American Construction


This was hanging from a construction site in Madison, one night while Mr F couldn't sleep so I was taking him for a ride.

In 2004, there were 2,070,000 building permits issued for construction in the United States. That number fell each year by about 1/3, bottoming out in 2009 with 583,000 building permits issued the entire year -- or just over 1/4 of the 2004 peak.

Going back more than half century, the only years in which more than 2,000,000 building permits were issued were 2004 and 2005, and then all the way back to 1972. 1972 was the high-water mark for permits, at 2,218,900 that year.  2009 was the lowest point in that span.

During that time, annually about 1% of all homes, and 6 to 7% of all rental properties, were vacant at any one time. Those numbers stayed pretty constant during the recessions in the 70s, 80s, 90s, and 2000s.  They peaked, of course, during the Great Recession in 08-09, rising to 3% and 10.5%, respectively.  

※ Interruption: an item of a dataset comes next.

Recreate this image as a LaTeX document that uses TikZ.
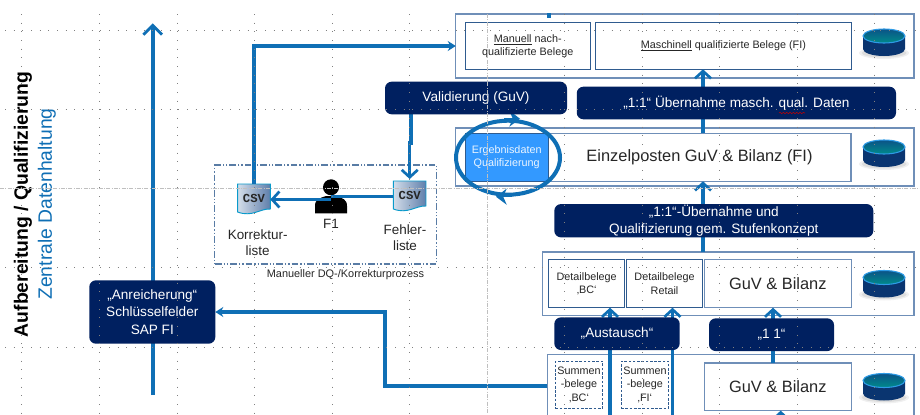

3% isn't much, it seems, until you remember that there are about 124,600,000 households in the US, so in 2008-2009 there were 3,738,000 vacant houses.

What's striking about all that data is how different 2008-2009 were from prior economic downturns. Building permits stayed steady through all the prior recessions in the past 50 years; housing vacancies stayed steady, too. But in 2008-2009, building permits dropped by 75% from the high just 5 years earlier, while vacancies tripled.

Here's a question: what happened to all those vacant houses?

Here's an answer: most of them are still vacant. 1,500,486 properties were "zombie" properties in 2015: they were not being lived in but were not being actively marketed. They're just there.

Here's another question: where are all those people?

We count the homeless by counting people in January and estimating the numbers from there. In January 2015, 564,000 people were estimated to be homeless on any given night. That, at least, is the official government number put out by the Department of Housing and Urban Development. That may not count all the people; the National Coalition for the Homeless notes that many homeless families "double up" with someone else, living in their house for a while. The Coalition estimates that there are about 1,200,000 children who are homeless.  (That HUD estimate was in a HUD press release touting how much HUD is doing despite decreasing funds to help the homeless.)

Obama, in 2010, started a program to help "end homelessness" by 2017 -- meaning that anyone who ends up homeless will quickly get help and shelter. So far it looks like what they've accomplished is collecting data; while the government claims homelessness dropped as much as 11% in the first five years of the program, it also admits that the methods of counting the homeless are unreliable.

No catchy summations here, or ironic closing remarks. Just some stuff to wonder about.  Above all, wonder about the question, why was the Great Recession so much different than the prior ones? I'm sure it has nothing to with the fact that tax rates are at an all-time low, which because we won't ever consider raising taxes at all has led to decreased funding across the board, thereby concentrating funds in the hands of a relatively small percentage of people. 

1 comment:

Andrew Leon said...

Some interesting studies have shown that there is one very effective way of ending homelessness: giving people homes.